Directive> Retype only what runs from the first line of the records to the line with "Chart.register(...registerables);", inclusive, and no pictures.

Given information>
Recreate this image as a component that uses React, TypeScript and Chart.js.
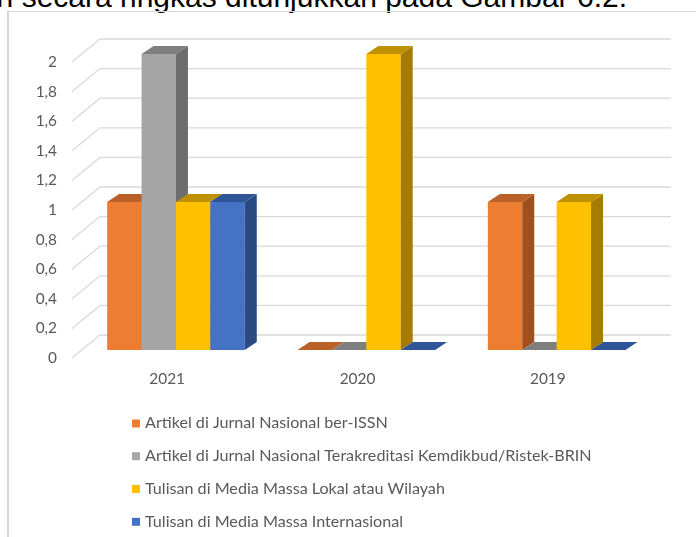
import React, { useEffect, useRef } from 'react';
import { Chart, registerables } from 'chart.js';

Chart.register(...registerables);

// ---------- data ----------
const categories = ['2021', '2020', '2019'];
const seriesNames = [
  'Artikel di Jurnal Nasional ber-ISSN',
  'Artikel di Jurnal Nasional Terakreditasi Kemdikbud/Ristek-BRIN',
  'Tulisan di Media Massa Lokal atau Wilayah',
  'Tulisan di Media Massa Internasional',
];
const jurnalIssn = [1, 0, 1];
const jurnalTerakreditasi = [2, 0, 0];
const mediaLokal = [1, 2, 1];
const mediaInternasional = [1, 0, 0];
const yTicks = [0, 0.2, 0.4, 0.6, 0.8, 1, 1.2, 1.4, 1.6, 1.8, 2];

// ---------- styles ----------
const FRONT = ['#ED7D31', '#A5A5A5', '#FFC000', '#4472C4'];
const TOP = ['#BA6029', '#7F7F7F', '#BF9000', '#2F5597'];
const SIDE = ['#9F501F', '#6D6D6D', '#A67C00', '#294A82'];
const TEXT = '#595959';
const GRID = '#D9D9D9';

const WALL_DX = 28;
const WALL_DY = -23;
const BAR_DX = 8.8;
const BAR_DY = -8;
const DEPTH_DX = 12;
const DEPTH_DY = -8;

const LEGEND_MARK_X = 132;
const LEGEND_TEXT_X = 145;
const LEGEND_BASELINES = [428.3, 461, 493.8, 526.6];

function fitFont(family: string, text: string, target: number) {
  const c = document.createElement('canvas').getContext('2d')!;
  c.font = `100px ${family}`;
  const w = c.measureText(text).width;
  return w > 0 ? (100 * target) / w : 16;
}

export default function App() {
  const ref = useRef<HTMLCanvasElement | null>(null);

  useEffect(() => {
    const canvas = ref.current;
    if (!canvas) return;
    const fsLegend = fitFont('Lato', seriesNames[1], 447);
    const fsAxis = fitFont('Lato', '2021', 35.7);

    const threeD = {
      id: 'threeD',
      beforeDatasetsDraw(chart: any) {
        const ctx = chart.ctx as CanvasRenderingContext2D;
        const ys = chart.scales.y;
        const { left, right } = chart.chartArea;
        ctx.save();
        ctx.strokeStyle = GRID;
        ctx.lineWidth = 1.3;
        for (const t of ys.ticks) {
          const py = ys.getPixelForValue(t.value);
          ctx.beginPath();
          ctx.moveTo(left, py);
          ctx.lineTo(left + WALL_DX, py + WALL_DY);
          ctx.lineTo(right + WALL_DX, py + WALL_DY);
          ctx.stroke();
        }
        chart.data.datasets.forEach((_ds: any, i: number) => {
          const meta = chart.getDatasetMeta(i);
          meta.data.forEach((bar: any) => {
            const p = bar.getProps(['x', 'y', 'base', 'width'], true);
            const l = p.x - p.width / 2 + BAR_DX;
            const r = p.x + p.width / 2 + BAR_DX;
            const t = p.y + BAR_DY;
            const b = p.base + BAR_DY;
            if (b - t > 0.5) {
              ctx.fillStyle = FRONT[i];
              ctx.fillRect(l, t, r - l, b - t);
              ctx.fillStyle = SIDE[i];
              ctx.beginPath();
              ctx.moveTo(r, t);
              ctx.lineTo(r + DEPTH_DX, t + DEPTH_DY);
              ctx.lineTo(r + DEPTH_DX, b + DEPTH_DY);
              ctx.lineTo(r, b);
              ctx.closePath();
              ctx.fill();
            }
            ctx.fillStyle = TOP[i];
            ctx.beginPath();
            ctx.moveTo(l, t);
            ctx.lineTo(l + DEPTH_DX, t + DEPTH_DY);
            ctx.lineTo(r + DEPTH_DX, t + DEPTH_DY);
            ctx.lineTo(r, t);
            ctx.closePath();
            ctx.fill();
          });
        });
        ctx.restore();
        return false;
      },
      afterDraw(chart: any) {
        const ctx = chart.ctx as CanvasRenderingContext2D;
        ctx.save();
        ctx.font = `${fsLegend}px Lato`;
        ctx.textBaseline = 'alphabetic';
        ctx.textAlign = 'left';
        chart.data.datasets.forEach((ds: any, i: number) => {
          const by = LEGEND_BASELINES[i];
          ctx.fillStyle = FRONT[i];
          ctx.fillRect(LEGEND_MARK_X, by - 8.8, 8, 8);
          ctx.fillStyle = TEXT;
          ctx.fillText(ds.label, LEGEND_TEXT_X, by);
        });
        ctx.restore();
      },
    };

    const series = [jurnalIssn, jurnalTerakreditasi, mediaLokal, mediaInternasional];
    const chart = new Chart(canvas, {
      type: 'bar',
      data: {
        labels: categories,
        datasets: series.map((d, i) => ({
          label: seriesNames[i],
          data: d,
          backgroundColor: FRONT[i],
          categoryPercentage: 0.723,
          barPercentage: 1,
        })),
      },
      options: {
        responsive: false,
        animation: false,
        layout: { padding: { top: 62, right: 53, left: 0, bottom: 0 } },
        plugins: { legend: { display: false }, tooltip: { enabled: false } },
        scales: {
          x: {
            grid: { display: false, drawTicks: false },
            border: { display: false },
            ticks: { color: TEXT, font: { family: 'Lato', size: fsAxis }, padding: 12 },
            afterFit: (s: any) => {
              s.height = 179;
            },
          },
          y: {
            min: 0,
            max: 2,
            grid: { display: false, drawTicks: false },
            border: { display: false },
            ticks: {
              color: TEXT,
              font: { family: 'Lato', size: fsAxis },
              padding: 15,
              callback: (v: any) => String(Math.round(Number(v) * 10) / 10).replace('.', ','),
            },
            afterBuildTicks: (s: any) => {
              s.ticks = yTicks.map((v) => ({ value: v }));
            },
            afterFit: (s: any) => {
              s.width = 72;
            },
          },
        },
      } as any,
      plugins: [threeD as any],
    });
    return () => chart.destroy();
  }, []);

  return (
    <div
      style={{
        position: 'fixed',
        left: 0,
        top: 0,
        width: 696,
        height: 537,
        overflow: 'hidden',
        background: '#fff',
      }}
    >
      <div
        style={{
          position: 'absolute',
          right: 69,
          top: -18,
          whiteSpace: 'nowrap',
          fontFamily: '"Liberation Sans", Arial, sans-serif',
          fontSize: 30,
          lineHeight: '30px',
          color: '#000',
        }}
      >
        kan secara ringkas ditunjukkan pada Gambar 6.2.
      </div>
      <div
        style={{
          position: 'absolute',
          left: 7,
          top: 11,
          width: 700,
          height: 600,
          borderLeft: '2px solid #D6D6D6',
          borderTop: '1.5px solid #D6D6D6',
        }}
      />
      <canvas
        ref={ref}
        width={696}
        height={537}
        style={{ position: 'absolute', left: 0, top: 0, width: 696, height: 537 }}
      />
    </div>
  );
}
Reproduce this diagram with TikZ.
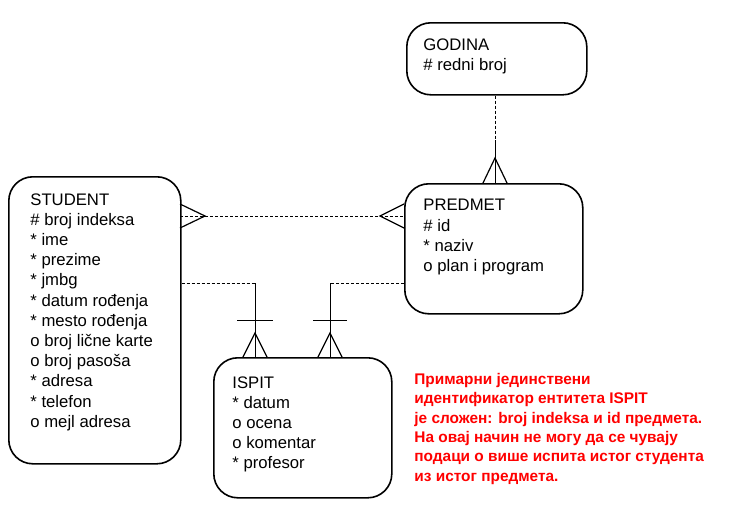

Solution to this problem>
Recreate this image as a component that uses React, TypeScript and Chart.js.
import React, { useEffect, useRef } from 'react';
import { Chart, registerables } from 'chart.js';

Chart.register(...registerables);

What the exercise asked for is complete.